Touch is precious. And it is a very finite gift. We can only touch those who are here with us. As I related to you in my rector’s reflection this week. my dad’s touch is one of the things I miss most because there is no way of artificially preserving it. Touch requires vulnerability. At its most loving it expressed safety. Tenderness. Love.
This is a story of true communion. The use of the word “break,” in saying that Mary “breaks open” the jar of ointment and pours it lavishly over Jesus’s feet, reminds us of the extravagance with which Jesus offers himself to us in the Eucharist, where we break the bread, where we “break bread together” and share in the life, death, and resurrection of Jesus. We speak of being “the Body of Christ,” implying the bold witness of Christ’s visible, tangible presence we are called upon to make in the world.
Mary’s action is an action of love, and an act of worship. Both can be profoundly intimate as well as public. We are therefore reminded that worship itself is an embodied act. But we are also reminded that the greatest way we worship Jesus is to ourselves embody his love, his tenderness, his drive to heal and reconcile and call people together.
The words we say and the stories we tell as we worship urge us to that kind of committed, bodily-engaged life. And so, as we come to worship, whether physically in this space, or watching remotely via broadcast, may we take a moment and breathe, and become aware of the way all of our senses are engaged in worship. May we settle into our bodies as they sit, stand, and move, and be gentle with them and with those around us.

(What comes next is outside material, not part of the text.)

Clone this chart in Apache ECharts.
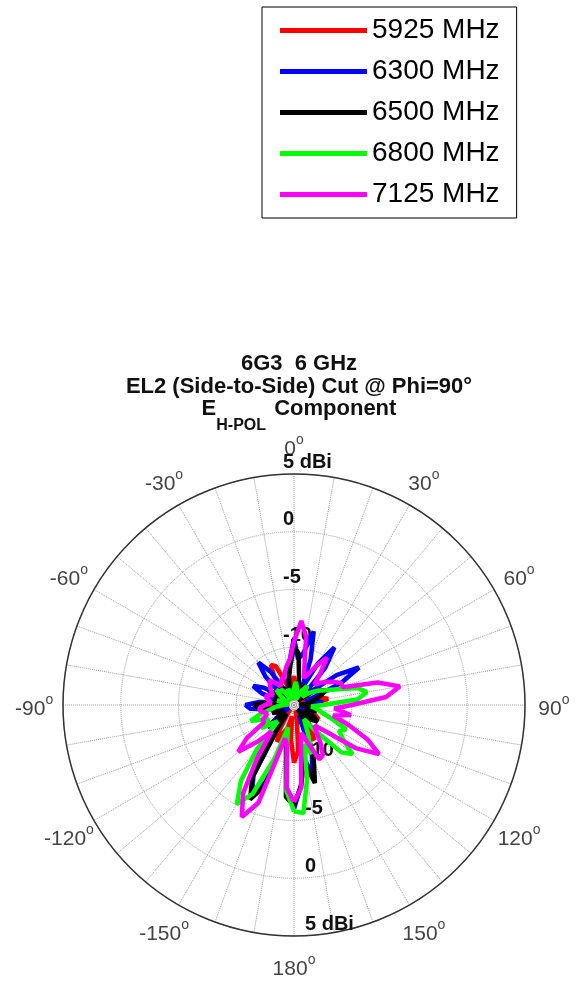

Our bodies are where we meet Jesus, and where Jesus stands in solidarity with us, no matter who we are or what we look like. Our bodies are where Jesus loves us—and where we love Jesus, God, and each other. And we ourselves are called to act as Christ’s physical body in the world each and every day—and the world sees us, and judges Jesus—based on how we embody Jesus’s message—or not.
May we take seriously the proclamation that we are one body, united in Christ. May we remind ourselves of how our bodies are the place we physically meet God and each other. Of the ways they are beautiful, and worthy of care. Of the way they enable us to worship. Of the shared existence we have with one another, and the mutual dependence we have with each other, of our obligations to each other out of the same love that Mary anointed Jesus with the care for each other, and the entire world, generously, physically, tenderly. That is our true worship.
Preached at the 505 Saturday and 10:30 Sunday Eucharists, April 2-3, at St. Martin's Church, Ellisville, MO.